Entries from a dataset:
-- Start --

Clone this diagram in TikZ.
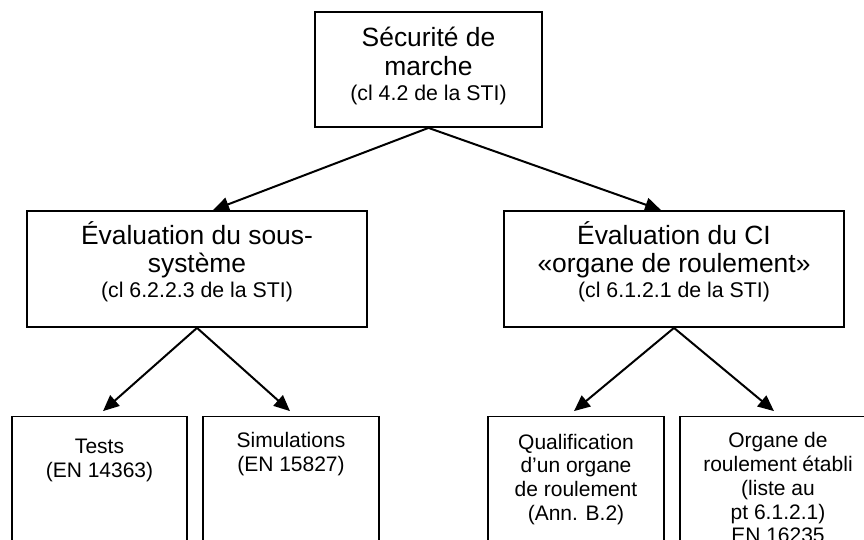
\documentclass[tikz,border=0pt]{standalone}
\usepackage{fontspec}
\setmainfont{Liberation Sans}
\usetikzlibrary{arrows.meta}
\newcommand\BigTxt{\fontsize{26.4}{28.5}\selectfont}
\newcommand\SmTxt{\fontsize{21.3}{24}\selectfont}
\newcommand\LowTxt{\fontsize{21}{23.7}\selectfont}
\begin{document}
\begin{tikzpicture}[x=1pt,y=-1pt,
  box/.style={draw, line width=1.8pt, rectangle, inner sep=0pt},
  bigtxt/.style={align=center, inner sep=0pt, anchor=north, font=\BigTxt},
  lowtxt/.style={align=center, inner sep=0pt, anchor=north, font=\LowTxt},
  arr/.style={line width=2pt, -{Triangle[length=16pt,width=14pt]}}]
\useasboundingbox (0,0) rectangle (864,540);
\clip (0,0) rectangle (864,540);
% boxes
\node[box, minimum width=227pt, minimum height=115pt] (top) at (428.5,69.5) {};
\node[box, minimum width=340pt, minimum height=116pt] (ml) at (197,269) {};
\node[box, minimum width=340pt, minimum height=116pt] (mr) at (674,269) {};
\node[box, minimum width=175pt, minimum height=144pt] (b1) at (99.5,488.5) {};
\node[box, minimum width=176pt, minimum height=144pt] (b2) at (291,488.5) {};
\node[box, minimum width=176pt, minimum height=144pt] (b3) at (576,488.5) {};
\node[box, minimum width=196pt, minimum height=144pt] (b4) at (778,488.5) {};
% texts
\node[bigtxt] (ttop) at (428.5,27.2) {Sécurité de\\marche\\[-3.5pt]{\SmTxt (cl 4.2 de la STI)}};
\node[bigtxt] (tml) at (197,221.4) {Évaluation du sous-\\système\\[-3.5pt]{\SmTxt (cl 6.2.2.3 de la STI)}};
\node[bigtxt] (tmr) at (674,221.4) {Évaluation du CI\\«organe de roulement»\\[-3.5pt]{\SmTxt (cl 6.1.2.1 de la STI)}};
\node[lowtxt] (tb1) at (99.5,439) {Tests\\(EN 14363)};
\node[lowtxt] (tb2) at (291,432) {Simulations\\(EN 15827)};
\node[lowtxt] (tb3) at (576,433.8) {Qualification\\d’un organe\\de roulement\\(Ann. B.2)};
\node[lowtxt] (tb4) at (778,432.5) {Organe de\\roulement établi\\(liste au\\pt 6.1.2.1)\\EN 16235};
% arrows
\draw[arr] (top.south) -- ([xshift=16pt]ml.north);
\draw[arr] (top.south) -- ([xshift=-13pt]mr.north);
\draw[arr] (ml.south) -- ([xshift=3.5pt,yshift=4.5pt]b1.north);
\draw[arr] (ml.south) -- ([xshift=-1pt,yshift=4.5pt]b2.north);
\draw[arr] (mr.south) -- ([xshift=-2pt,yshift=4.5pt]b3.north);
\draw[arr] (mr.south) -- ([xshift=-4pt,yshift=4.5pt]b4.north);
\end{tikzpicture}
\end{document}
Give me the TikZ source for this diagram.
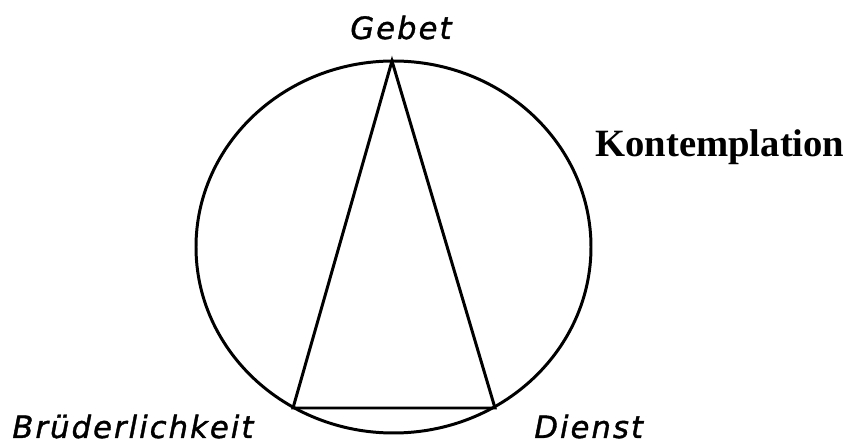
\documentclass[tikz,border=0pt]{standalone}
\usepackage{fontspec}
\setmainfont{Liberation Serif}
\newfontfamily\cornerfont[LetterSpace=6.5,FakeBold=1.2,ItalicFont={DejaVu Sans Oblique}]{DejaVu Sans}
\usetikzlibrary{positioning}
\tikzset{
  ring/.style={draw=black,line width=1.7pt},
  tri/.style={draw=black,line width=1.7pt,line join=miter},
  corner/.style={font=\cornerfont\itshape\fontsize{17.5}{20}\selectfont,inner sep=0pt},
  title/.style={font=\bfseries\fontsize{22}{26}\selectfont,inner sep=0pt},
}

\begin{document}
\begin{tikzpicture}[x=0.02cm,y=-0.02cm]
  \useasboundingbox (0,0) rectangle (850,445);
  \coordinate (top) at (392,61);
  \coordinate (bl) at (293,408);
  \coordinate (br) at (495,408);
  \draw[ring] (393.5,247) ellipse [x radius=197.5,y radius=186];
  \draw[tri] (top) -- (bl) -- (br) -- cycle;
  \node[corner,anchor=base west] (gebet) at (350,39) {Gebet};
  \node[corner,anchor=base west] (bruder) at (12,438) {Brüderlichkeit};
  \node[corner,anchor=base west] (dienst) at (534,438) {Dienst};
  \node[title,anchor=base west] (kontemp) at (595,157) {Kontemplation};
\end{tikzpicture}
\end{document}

-- End --

**Given problem:**
Quote all the lines above exactly as given. Do not include the pictures.

**Task output:**
Clone this diagram in TikZ.
\documentclass[tikz,border=0pt]{standalone}
\usepackage{fontspec}
\setmainfont{Liberation Sans}
\usetikzlibrary{arrows.meta}
\newcommand\BigTxt{\fontsize{26.4}{28.5}\selectfont}
\newcommand\SmTxt{\fontsize{21.3}{24}\selectfont}
\newcommand\LowTxt{\fontsize{21}{23.7}\selectfont}
\begin{document}
\begin{tikzpicture}[x=1pt,y=-1pt,
  box/.style={draw, line width=1.8pt, rectangle, inner sep=0pt},
  bigtxt/.style={align=center, inner sep=0pt, anchor=north, font=\BigTxt},
  lowtxt/.style={align=center, inner sep=0pt, anchor=north, font=\LowTxt},
  arr/.style={line width=2pt, -{Triangle[length=16pt,width=14pt]}}]
\useasboundingbox (0,0) rectangle (864,540);
\clip (0,0) rectangle (864,540);
% boxes
\node[box, minimum width=227pt, minimum height=115pt] (top) at (428.5,69.5) {};
\node[box, minimum width=340pt, minimum height=116pt] (ml) at (197,269) {};
\node[box, minimum width=340pt, minimum height=116pt] (mr) at (674,269) {};
\node[box, minimum width=175pt, minimum height=144pt] (b1) at (99.5,488.5) {};
\node[box, minimum width=176pt, minimum height=144pt] (b2) at (291,488.5) {};
\node[box, minimum width=176pt, minimum height=144pt] (b3) at (576,488.5) {};
\node[box, minimum width=196pt, minimum height=144pt] (b4) at (778,488.5) {};
% texts
\node[bigtxt] (ttop) at (428.5,27.2) {Sécurité de\\marche\\[-3.5pt]{\SmTxt (cl 4.2 de la STI)}};
\node[bigtxt] (tml) at (197,221.4) {Évaluation du sous-\\système\\[-3.5pt]{\SmTxt (cl 6.2.2.3 de la STI)}};
\node[bigtxt] (tmr) at (674,221.4) {Évaluation du CI\\«organe de roulement»\\[-3.5pt]{\SmTxt (cl 6.1.2.1 de la STI)}};
\node[lowtxt] (tb1) at (99.5,439) {Tests\\(EN 14363)};
\node[lowtxt] (tb2) at (291,432) {Simulations\\(EN 15827)};
\node[lowtxt] (tb3) at (576,433.8) {Qualification\\d’un organe\\de roulement\\(Ann. B.2)};
\node[lowtxt] (tb4) at (778,432.5) {Organe de\\roulement établi\\(liste au\\pt 6.1.2.1)\\EN 16235};
% arrows
\draw[arr] (top.south) -- ([xshift=16pt]ml.north);
\draw[arr] (top.south) -- ([xshift=-13pt]mr.north);
\draw[arr] (ml.south) -- ([xshift=3.5pt,yshift=4.5pt]b1.north);
\draw[arr] (ml.south) -- ([xshift=-1pt,yshift=4.5pt]b2.north);
\draw[arr] (mr.south) -- ([xshift=-2pt,yshift=4.5pt]b3.north);
\draw[arr] (mr.south) -- ([xshift=-4pt,yshift=4.5pt]b4.north);
\end{tikzpicture}
\end{document}
Give me the TikZ source for this diagram.
\documentclass[tikz,border=0pt]{standalone}
\usepackage{fontspec}
\setmainfont{Liberation Serif}
\newfontfamily\cornerfont[LetterSpace=6.5,FakeBold=1.2,ItalicFont={DejaVu Sans Oblique}]{DejaVu Sans}
\usetikzlibrary{positioning}
\tikzset{
  ring/.style={draw=black,line width=1.7pt},
  tri/.style={draw=black,line width=1.7pt,line join=miter},
  corner/.style={font=\cornerfont\itshape\fontsize{17.5}{20}\selectfont,inner sep=0pt},
  title/.style={font=\bfseries\fontsize{22}{26}\selectfont,inner sep=0pt},
}

\begin{document}
\begin{tikzpicture}[x=0.02cm,y=-0.02cm]
  \useasboundingbox (0,0) rectangle (850,445);
  \coordinate (top) at (392,61);
  \coordinate (bl) at (293,408);
  \coordinate (br) at (495,408);
  \draw[ring] (393.5,247) ellipse [x radius=197.5,y radius=186];
  \draw[tri] (top) -- (bl) -- (br) -- cycle;
  \node[corner,anchor=base west] (gebet) at (350,39) {Gebet};
  \node[corner,anchor=base west] (bruder) at (12,438) {Brüderlichkeit};
  \node[corner,anchor=base west] (dienst) at (534,438) {Dienst};
  \node[title,anchor=base west] (kontemp) at (595,157) {Kontemplation};
\end{tikzpicture}
\end{document}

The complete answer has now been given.